__TASK__. Your task is to retype, word for word, the lines from the start of the data through the line holding "const y = d3.scaleLinear().domain([0,40]).range([T,B]);". Do not include the pictures.

__SUPPLIED MATERIAL__.
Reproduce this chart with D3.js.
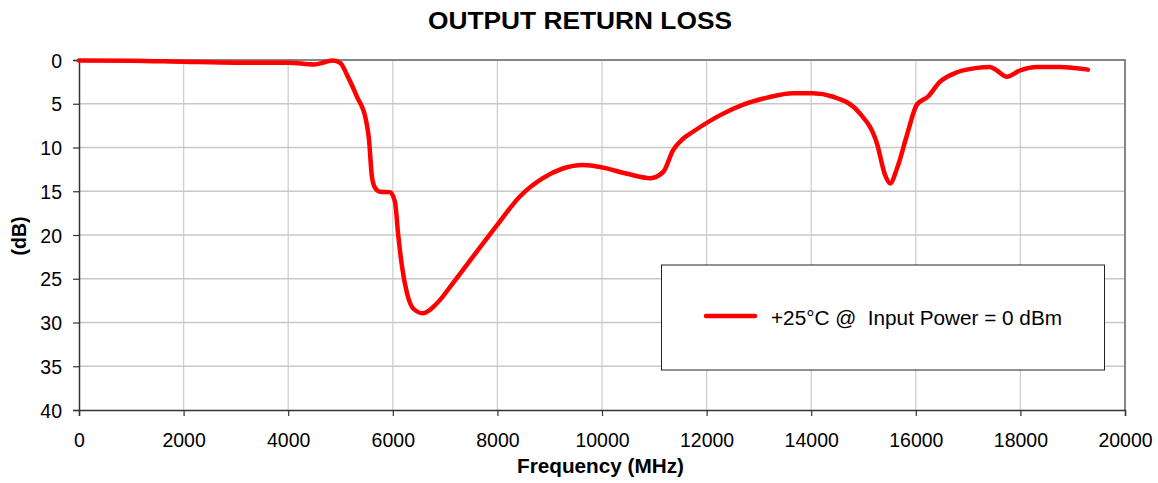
<!DOCTYPE html>
<html><head><meta charset="utf-8">
<script src="https://cdn.jsdelivr.net/npm/d3@7"></script>
<style>body{margin:0;background:#fff}svg{display:block}text{font-family:"Liberation Sans",Arial,sans-serif}</style>
</head><body><svg id="c" width="1158" height="483"></svg>
<script>
const freq = [0,1000,2000,3000,4000,4500,4700,4850,5000,5124,5315,5488,5545,5600,5660,5755,5946,6042,6100,6176,6270,6390,6577,6845,7150,7530,7990,8430,8870,9250,9640,10020,10480,10920,11170,11360,11550,11740,12260,12700,13160,13650,14030,14420,14930,15260,15410,15510,15640,15830,16020,16230,16460,16790,17170,17420,17550,17740,17990,18320,18760,19290];
const loss = [0.05,0.08,0.2,0.3,0.3,0.5,0.25,0.05,0.35,1.7,4.2,6.9,9.1,13.3,14.6,15.05,15.1,16.2,19.8,23.6,26.6,28.4,28.95,27.8,25.5,22.5,18.9,15.6,13.5,12.4,12.0,12.3,13.0,13.5,12.8,10.3,9.0,8.2,6.3,5.1,4.3,3.8,3.8,4.2,6.1,9.6,13.1,14.1,12.4,8.6,5.1,4.2,2.5,1.4,0.9,0.8,1.2,1.9,1.2,0.8,0.8,1.1];
const xTicks = d3.range(0,20001,2000);
const yTicks = d3.range(0,41,5);
const title = "OUTPUT RETURN LOSS";
const xLabel = "Frequency (MHz)";
const yLabel = "(dB)";
const legendLabel = "+25°C @\u00a0 Input Power = 0 dBm";

const svg = d3.select("#c");
const L=79, R=1125, T=60, B=410;
const x = d3.scaleLinear().domain([0,20000]).range([L,R]);
const y = d3.scaleLinear().domain([0,40]).range([T,B]);

// grid
svg.append("g").selectAll("line").data(xTicks.slice(1)).join("line")
  .attr("x1",d=>x(d)).attr("x2",d=>x(d)).attr("y1",T).attr("y2",B)
  .attr("stroke","#d0d0d0").attr("stroke-width",1.3);
svg.append("g").selectAll("line").data(yTicks.slice(1,-1)).join("line")
  .attr("x1",L).attr("x2",R).attr("y1",d=>y(d)).attr("y2",d=>y(d))
  .attr("stroke","#c8c8c8").attr("stroke-width",1.3);
// plot border top/right
svg.append("line").attr("x1",L).attr("x2",R+1).attr("y1",T).attr("y2",T).attr("stroke","#858585").attr("stroke-width",2);
svg.append("line").attr("x1",R).attr("x2",R).attr("y1",T).attr("y2",B).attr("stroke","#858585").attr("stroke-width",2);

// axes
const xa = svg.append("g").attr("transform",`translate(0,${B})`)
  .call(d3.axisBottom(x).tickValues(xTicks).tickSize(6).tickPadding(8).tickFormat(d3.format("d")));
const ya = svg.append("g").attr("transform",`translate(${L},0)`)
  .call(d3.axisLeft(y).tickValues(yTicks).tickSize(6).tickPadding(11).tickFormat(d3.format("d")));
[xa,ya].forEach(a=>{
  a.select(".domain").attr("stroke","#333").attr("stroke-width",1.5);
  a.selectAll(".tick line").attr("stroke","#333").attr("stroke-width",1.2);
  a.selectAll(".tick text").attr("font-size",19.5).attr("fill","#000").style("font-family",'"Liberation Sans",Arial,sans-serif');
});
xa.selectAll(".tick text").attr("y",0).attr("dy",0).attr("transform","translate(0,37)");
ya.selectAll(".tick text").attr("dy","0.36em");

// line
const line = d3.line().x((d,i)=>x(freq[i])).y(d=>y(d)).curve(d3.curveMonotoneX);
svg.append("path").datum(loss).attr("d",line).attr("fill","none")
  .attr("stroke","#ff0000").attr("stroke-width",4.5).attr("stroke-linejoin","round").attr("stroke-linecap","round");

// titles
svg.append("text").attr("x",580).attr("y",29).attr("text-anchor","middle")
  .attr("font-size",23.5).attr("font-weight","bold")
  .attr("textLength",304).attr("lengthAdjust","spacingAndGlyphs").text(title);
svg.append("text").attr("x",600.5).attr("y",473).attr("text-anchor","middle")
  .attr("font-size",20).attr("font-weight","bold")
  .attr("textLength",167).attr("lengthAdjust","spacingAndGlyphs").text(xLabel);
svg.append("text").attr("transform","translate(26,236) rotate(-90)").attr("text-anchor","middle")
  .attr("font-size",19.5).attr("font-weight","bold").text(yLabel);

// legend
svg.append("rect").attr("x",661.5).attr("y",265).attr("width",443).attr("height",105)
  .attr("fill","#fff").attr("stroke","#222").attr("stroke-width",1);
svg.append("line").attr("x1",706).attr("x2",755).attr("y1",316).attr("y2",316)
  .attr("stroke","#ff0000").attr("stroke-width",4.5).attr("stroke-linecap","round");
svg.append("text").attr("x",771).attr("y",325).attr("font-size",20)
  .attr("textLength",291).attr("lengthAdjust","spacingAndGlyphs").text(legendLabel);
</script></body></html>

__COMPLETE OUTPUT__.
Reproduce this chart with D3.js.
<!DOCTYPE html>
<html><head><meta charset="utf-8">
<script src="https://cdn.jsdelivr.net/npm/d3@7"></script>
<style>body{margin:0;background:#fff}svg{display:block}text{font-family:"Liberation Sans",Arial,sans-serif}</style>
</head><body><svg id="c" width="1158" height="483"></svg>
<script>
const freq = [0,1000,2000,3000,4000,4500,4700,4850,5000,5124,5315,5488,5545,5600,5660,5755,5946,6042,6100,6176,6270,6390,6577,6845,7150,7530,7990,8430,8870,9250,9640,10020,10480,10920,11170,11360,11550,11740,12260,12700,13160,13650,14030,14420,14930,15260,15410,15510,15640,15830,16020,16230,16460,16790,17170,17420,17550,17740,17990,18320,18760,19290];
const loss = [0.05,0.08,0.2,0.3,0.3,0.5,0.25,0.05,0.35,1.7,4.2,6.9,9.1,13.3,14.6,15.05,15.1,16.2,19.8,23.6,26.6,28.4,28.95,27.8,25.5,22.5,18.9,15.6,13.5,12.4,12.0,12.3,13.0,13.5,12.8,10.3,9.0,8.2,6.3,5.1,4.3,3.8,3.8,4.2,6.1,9.6,13.1,14.1,12.4,8.6,5.1,4.2,2.5,1.4,0.9,0.8,1.2,1.9,1.2,0.8,0.8,1.1];
const xTicks = d3.range(0,20001,2000);
const yTicks = d3.range(0,41,5);
const title = "OUTPUT RETURN LOSS";
const xLabel = "Frequency (MHz)";
const yLabel = "(dB)";
const legendLabel = "+25°C @\u00a0 Input Power = 0 dBm";

const svg = d3.select("#c");
const L=79, R=1125, T=60, B=410;
const x = d3.scaleLinear().domain([0,20000]).range([L,R]);
const y = d3.scaleLinear().domain([0,40]).range([T,B]);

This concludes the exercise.